Naturally though, like our friend Liara in Hawaii who craps her pants at the sight of (relatively common, in NZ) lenticular clouds, Clare over at Northland NZ Chemtrails seems to see the presence of a hole-punch cloud as evidence of ‘full-time weather modification’. You’d think if ‘full-time weather modification’ was actually happening and resulted in hole-punch clouds, then we’d see this type of cloud all the time. I await further pictorial evidence of the increased commonality of hole-punch clouds with bated breath. (It goes without saying that attempts to point out to Clare just what type of cloud this was were deleted in short order).
Of course, hole-punch (or fall-streak) clouds are perfectly normal. The wikipedia entry has a nice succinct explanation on their formation…
A fallstreak hole (also: hole punch cloud, punch hole cloud, canal cloud) is a large circular gap that can appear in cirrocumulus or altocumulus clouds.
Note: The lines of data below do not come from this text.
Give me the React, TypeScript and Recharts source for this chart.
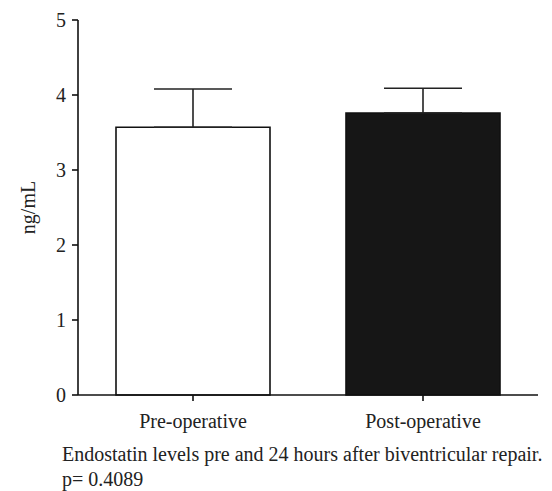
import React from "react";
import { Bar, BarChart, Cell, ErrorBar, XAxis, YAxis } from "recharts";

const groups = ["Pre-operative", "Post-operative"];
const means = [3.57, 3.76];
const upperErrors = [0.51, 0.33];
const barColors = ["#ffffff", "#161616"];
const yTicks = [0, 1, 2, 3, 4, 5];

const data = groups.map((name, i) => ({
  name,
  value: means[i],
  err: [0, upperErrors[i]],
}));

const font = "'Times New Roman', 'Liberation Serif', Tinos, serif";

export default function App() {
  return (
    <div style={{ position: "absolute", left: 0, top: 0, width: 552, height: 491, background: "#fff", fontFamily: font }}>
      <BarChart
        width={552}
        height={440}
        data={data}
        margin={{ top: 20, right: 14, bottom: 0, left: 0 }}
        barSize={154}
      >
        <XAxis
          dataKey="name"
          stroke="#111"
          strokeWidth={1.6}
          tickSize={6}
          height={45}
          tick={{ fill: "#222", fontSize: 20, fontFamily: font, dy: 11 }}
        />
        <YAxis
          domain={[0, 5]}
          ticks={yTicks}
          stroke="#111"
          strokeWidth={1.6}
          tickSize={6}
          width={78}
          tick={{ fill: "#222", fontSize: 20, fontFamily: font, dx: -4 }}
          label={{ value: "ng/mL", angle: -90, position: "insideLeft", offset: 28, style: { fill: "#222", fontSize: 20, fontFamily: font, textAnchor: "middle" } }}
        />
        <Bar dataKey="value" stroke="#111" strokeWidth={1.6} isAnimationActive={false}>
          {data.map((d, i) => (
            <Cell key={d.name} fill={barColors[i]} />
          ))}
          <ErrorBar dataKey="err" width={39} stroke="#222" strokeWidth={1.6} isAnimationActive={false} />
        </Bar>
      </BarChart>
      <div style={{ position: "absolute", left: 62, top: 442, fontSize: 20, lineHeight: "25px", color: "#222", whiteSpace: "nowrap" }}>
        Endostatin levels pre and 24 hours after biventricular repair.
        <br />
        p= 0.4089
      </div>
    </div>
  );
}
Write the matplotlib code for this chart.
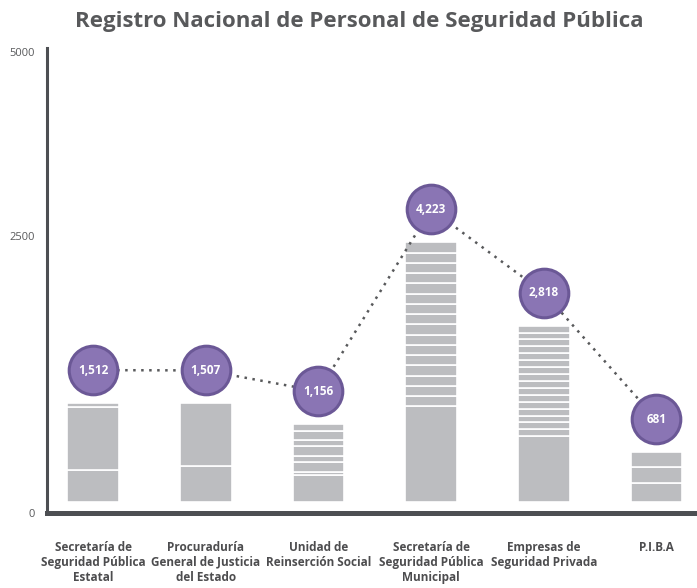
import numpy as np
import matplotlib
matplotlib.use("Agg")
import matplotlib.pyplot as plt
from matplotlib.transforms import ScaledTranslation

plt.rcParams['font.family'] = ['Open Sans', 'DejaVu Sans']

# data
categories = [
    "Secretaría de\nSeguridad Pública\nEstatal",
    "Procuraduría\nGeneral de Justicia\ndel Estado",
    "Unidad de\nReinserción Social",
    "Secretaría de\nSeguridad Pública\nMunicipal",
    "Empresas de\nSeguridad Privada",
    "P.I.B.A",
]
values = [1512, 1507, 1156, 4223, 2818, 681]
value_labels = ["1,512", "1,507", "1,156", "4,223", "2,818", "681"]
# relative size of the stacked blocks in each bar, bottom to top
segments = [
    [31, 60, 4],
    [34, 60],
    [26, 3, 9, 6, 9, 6, 9, 6],
    [84] + [9] * 16,
    [57] + [6] * 16,
    [19, 16, 14],
]
tick_values = [0, 2500, 5000]
tick_labels = ["0", "2500", "5000"]

# colours / style
GREY_TXT = '#58595b'
AXIS = '#4d4f53'
BAR = '#bcbdc0'
PURPLE = '#8a75b4'
PURPLE_EDGE = '#6b5896'
BASE = -155  # bars start a little below zero

fig = plt.figure(figsize=(6.97, 5.88), dpi=100)
ax = fig.add_axes([0.0674, 0.1276, 0.9326, 0.7908])

# the printed axis is not evenly spaced, so use a piecewise scale
yk = [-10000, 0, 2500, 5000, 20000]
pk = [-10000 * 277 / 2500, 0, 277, 461, 461 + 15000 * 184 / 2500]
fwd = lambda y: np.interp(y, yk, pk)
inv = lambda p: np.interp(p, pk, yk)
ax.set_yscale('function', functions=(fwd, inv))
ax.set_ylim(0, 5054)
ax.set_yticks(tick_values, tick_labels)
ax.tick_params(axis='y', length=0, pad=9, labelsize=8, labelcolor=GREY_TXT)

for s in ['top', 'right']:
    ax.spines[s].set_visible(False)
ax.spines['left'].set_color(AXIS)
ax.spines['left'].set_linewidth(2.2)
ax.spines['bottom'].set_color(AXIS)
ax.spines['bottom'].set_linewidth(3.6)

x = np.arange(len(categories))
ax.set_xlim(-0.41, 5.36)
ax.set_xticks(x, categories)
ax.tick_params(axis='x', length=0, pad=20, labelsize=8.5, labelcolor='#4d4d4f')
for t in ax.get_xticklabels():
    t.set_fontweight('bold')
    t.set_linespacing(1.2)

# data axis
ax2 = ax.twinx()
ax2.set_ylim(-340, 7500)
ax2.axis('off')

for i, (v, segs) in enumerate(zip(values, segments)):
    w = np.array(segs, dtype=float) / sum(segs) * (v - BASE)
    bottoms = BASE + np.concatenate([[0], np.cumsum(w)[:-1]])
    ax2.bar(np.full(len(w), i), w, bottom=bottoms, width=0.46, color=BAR,
            edgecolor='white', linewidth=1.2, zorder=2)

off = ax2.transData + ScaledTranslation(0, 0.33, fig.dpi_scale_trans)
ax2.plot(x, values, ls=(0, (1, 2.2)), lw=1.8, color=GREY_TXT, transform=off, zorder=3)
ax2.plot(x, values, 'o', ms=35, mfc=PURPLE, mec=PURPLE_EDGE, mew=2.2,
         transform=off, zorder=4, clip_on=False)
for i, (v, lab) in enumerate(zip(values, value_labels)):
    ax2.text(i, v, lab, transform=off, ha='center', va='center', color='white',
             fontsize=8.5, fontweight='bold', zorder=5)

fig.text(0.515, 0.963, "Registro Nacional de Personal de Seguridad Pública",
         ha='center', va='center', fontsize=16, fontweight='bold', color=GREY_TXT)

fig.savefig('out.png', dpi=100)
Such holes are formed when the water temperature in the clouds is below freezing but the water has not frozen yet due to the lack of ice nucleation particles. When a portion of the water does start to freeze it will set off a domino effect, due to the Bergeron process, causing the water vapor around it to freeze and fall to the earth as well. This leaves a large, often circular, hole in the cloud.
It is believed that a disruption in the stability of the cloud layer, such as that caused by a passing jet, may induce the domino process of evaporation which creates the hole. Such clouds are not unique to one geographic area and have been photographed from the United States to Russia.
Because of their rarity and unusual appearance, fallstreak holes are often mistaken for or attributed to unidentified flying objects.
It’s interesting in this instance that, to an extent, hole-punch clouds can sometimes be triggered by human interfence — passing planes, as mentioned in the wikipedia entry, can set off the process whereby a hole-punch cloud is formed. You can see some good examples of this in the gallery of hole-punch clouds over at the Cloud Appreciation Society — they really are quite spectacular.